School of Music
Doctor of Worship Studies (DWS)
Choctaw hymnody, Byington, Wright, indigenous hymns, Christianity, Worship music
Liturgy and Worship | Music
Boatner, Angela M., "The Historical and Modern Significance of the Choctaw Hymnody" (2023). Doctoral Dissertations and Projects. 4411.
Working with the Native Choctaw populations of early America, missionaries did much in the way of music and composition. One result was a compilation of original hymns written by English missionaries in the native Choctaw tongue, but there were also Choctaw composers and contributions. Singing these hymns in church services, gatherings, and social situations remains an activity where the Oklahoma and Mississippi tribal members participate today. The recorded history of the known hymns and composers is scarce and is disappearing daily in favor of teaching the ancient cultures rather than the religion of the white colonists. The research chose a qualitative method to study the lives, backgrounds, and motivations of the Choctaw composers of these hymns. The study further employed a form of historical observation to examine the members of the tribe who promoted the hymns throughout the community and the white missionaries that collaborated with them to translate the hymns into their original tongue. Little has been written or published regarding hymns in the Choctaw language.
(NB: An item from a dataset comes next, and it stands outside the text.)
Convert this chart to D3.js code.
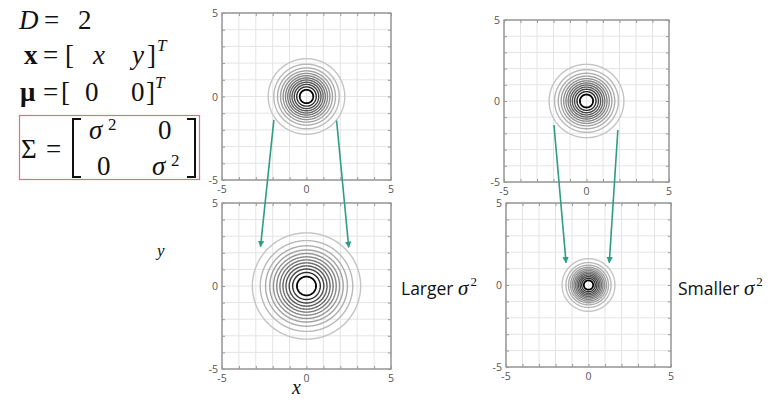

A few writings on the subject exist from the 1940s and the 1970s. The study should specifically target the Choctaw community by reevaluating the origins of these hymns and their place in modern and historical Choctaw culture. Additionally, the results of such an investigation should benefit and further other studies into Native American cultures of various tribes and the outside and inside influences regarding Christianity and musicality within those tribal cultures.